If you haven’t seen OK Go’s new video: Upside Down and Inside Out, you should do so now. If you thought their previous videos were awesome, this one is 10 times more epic. Basically it’s a video recorded inside an accelerating aircraft to produce a zero-g environment. Let’s get to the physics.

How do you become weightless in an aircraft?

We don’t feel gravity like most people think we do. Consider a person standing still on a floor on the surface of the Earth. Since the person is at rest, there are two balancing forces—the gravitational force pulling down and the force of the floor pushing up. It’s really the upward force of the floor that we feel as “weight” and not gravity. This is because the gravitational force pulls equally on all parts of our bodies unlike the floor which just pushes on our feet. I know that sounds crazy, but I can convince you with an example.

Go get in an elevator. Don’t use a crappy slow accelerating elevator like in my building. You want a really nice one. Start at the eighth floor and press the button to go the first floor. Since the elevator is at rest and then moving downward, it has to accelerate downward. Here are two force diagrams showing before and during the acceleration.

Spring 2016 Sketches key

The gravitational force depends on the mass of the Earth—and this doesn’t change. However, the force of the floor decreases when you accelerate down such that there is a net downward force. You feel lighter when this floor force gets smaller. If the elevator accelerates down with a value equal to the gravitational field, there will be NO force from the floor and you would feel weightless. This is the whole idea behind some of these dropping amusement park rides like the Tower of Terror.

This is also exactly why astronauts in orbit are weightless. Even though the gravitational force is slightly smaller (only slightly) in orbit, the International Space Station moves in a circular path such that the acceleration is the same as the gravitational field. It’s exactly like a falling elevator except that the space station never crashes into the ground.

The same thing can happen inside an accelerating aircraft. This is how OK Go created their awesome video. The aircraft flew in a way such that it was accelerating down to produce a weightless environment. It should be noted that the aircraft accelerates downward. This doesn’t mean it has to have a downward velocity. In fact, if the aircraft is moving upwards but slowing down it can still have an acceleration equal to the gravitational field. So, a parabolic flight path is what you want to give the passengers the longest possible zero-g experience.

Could you record this in one take?

If you look at the whole video, the weightlessness part lasts about 166 seconds. Could you fly an aircraft to produce weightlessness for this long? Let’s start with some assumptions.

  • The aircraft starts at an altitude of 10,000 feet (3,048 meters).
  • Cruise speed of 500 mph (not sure if this really matters).
  • Maximum altitude of 40,000 feet (12,192 meters).
  • The magnitude of the gravitational field is a constant value of 9.8 N/kg (mostly true at this altitude).

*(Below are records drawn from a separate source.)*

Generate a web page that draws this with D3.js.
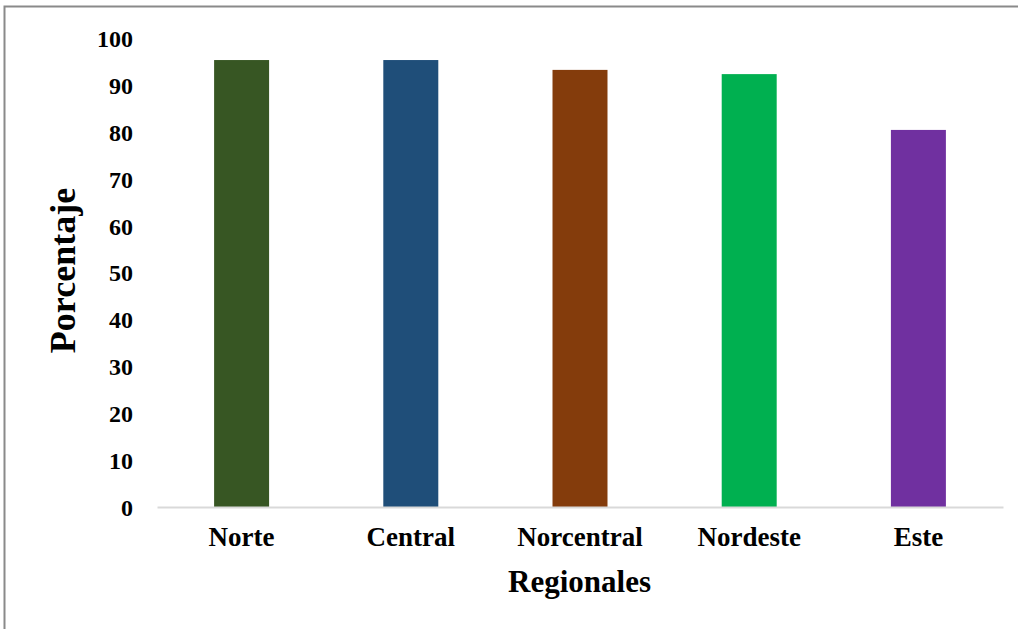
<!DOCTYPE html>
<html>
<head>
<meta charset="utf-8">
<script src="https://cdn.jsdelivr.net/npm/d3@7"></script>
<style>
  html, body { margin: 0; padding: 0; background: #fff; }
  svg { display: block; }
  text { font-family: "Times New Roman", "Liberation Serif", serif; font-weight: bold; fill: #000; }
</style>
</head>
<body>
<svg id="chart" width="1018" height="629"></svg>
<script>
// Percentage per region
const categories = ["Norte", "Central", "Norcentral", "Nordeste", "Este"];
const values = [95.3, 95.3, 93.2, 92.3, 80.4];
const colors = ["#375623", "#1F4E79", "#843C0C", "#00B050", "#7030A0"];
const yTicks = [0, 10, 20, 30, 40, 50, 60, 70, 80, 90, 100];
const yTitle = "Porcentaje";
const xTitle = "Regionales";

const svg = d3.select("#chart");
const W = 1018, H = 629;
const plot = { left: 157, right: 1003, top: 38, bottom: 507 };

// outer frame (top and left edges)
svg.append("path")
  .attr("d", `M4.5,${H} L4.5,6.5 L${W},6.5`)
  .attr("fill", "none")
  .attr("stroke", "#8a8a8a")
  .attr("stroke-width", 2);

const x = d3.scaleBand()
  .domain(categories)
  .range([plot.left, plot.right])
  .paddingInner(0.675)
  .paddingOuter(0.3375);

const y = d3.scaleLinear()
  .domain([0, 100])
  .range([plot.bottom, plot.top]);

// bars
svg.append("g")
  .selectAll("rect")
  .data(categories)
  .join("rect")
  .attr("x", d => x(d))
  .attr("y", (d, i) => y(values[i]))
  .attr("width", x.bandwidth())
  .attr("height", (d, i) => y(0) - y(values[i]))
  .attr("fill", (d, i) => colors[i]);

// y axis: labels only
const yAxis = svg.append("g")
  .attr("transform", `translate(${plot.left},0)`)
  .call(d3.axisLeft(y).tickValues(yTicks).tickSize(0).tickPadding(24));
yAxis.select(".domain").remove();
yAxis.selectAll("text")
  .style("font-size", "24px")
  .attr("dy", "0.35em");

// x axis
const xAxis = svg.append("g")
  .attr("transform", `translate(0,${plot.bottom})`)
  .call(d3.axisBottom(x).tickSize(0).tickPadding(20));
xAxis.select(".domain")
  .attr("stroke", "#d9d9d9")
  .attr("stroke-width", 2);
xAxis.selectAll("text")
  .style("font-size", "27px")
  .attr("dy", "0.71em");

// axis titles
svg.append("text")
  .attr("x", (plot.left + plot.right) / 2 - 0.5)
  .attr("y", 592)
  .attr("text-anchor", "middle")
  .style("font-size", "31px")
  .text(xTitle);

svg.append("text")
  .attr("transform", `translate(75,${(plot.top + plot.bottom) / 2 - 2}) rotate(-90)`)
  .attr("text-anchor", "middle")
  .style("font-size", "36px")
  .text(yTitle);
</script>
</body>
</html>
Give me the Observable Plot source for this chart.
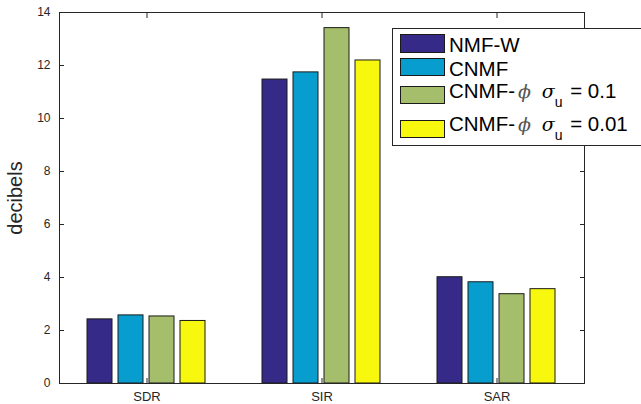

Since the goal is to maintain a constant acceleration, you don’t have to worry about air resistance. Fighting against lift and the air drag is why the aircraft will still need to use its engines during the maneuver.

Since this is a constant acceleration problem, it’s just like projectile motion. Let me start with the case of an aircraft starting at 10,000 feet with a speed of 500 mph and angled up at 45°. Here is a plot of the plane’s vertical position as a function of time.

This gives a weightless time of just 32.2 seconds. That’s not good enough. However, it also has the aircraft only going up to about 14.5 thousand feet. What about a different flight path? This one will start with a higher speed—let’s try 600 mph and starting at 30,000 feet. I will let the aircraft fly down to 15,000 feet before ending the weightless run (even though that’s probably too low).

This still only gives a zero-g time of 55.5 seconds. So, no. You couldn’t record this video in one take. Your best bet is to record in 30 second segments. That makes this a pretty tough job. However, if you watch closely you will see that the passengers don’t always float around. At about 20 seconds into the zero-g part, they all sit down and even the floating laptops sit on the ground.

Okgo 1

It’s probably at this point they make some type of magical video editing cut while the aircraft regains altitude to make another zero-g run. Looking at the video close, this seems to happen every 20 seconds. It’s very impressive when you think about it. Also, considering that these guys probably don’t have a lot of experience in zero-g environments these moves probably took some practice. On top of that, it could be quite dangerous. If you are at the ceiling of the aircraft in a zero-g maneuver and there is an unexpected acceleration, you could go crashing into the floor (or into another person).

Still there is one other great physics demonstration. I love when the two flight attendants rotate and change their leg position to increase their angular velocity. This is a great demonstration of the conservation of angular momentum—much in the way a figure skater does while spinning on ice but just much cooler.

Okgo 2

That’s just awesome. Still, I wonder how many times these guys barfed in the making of this video.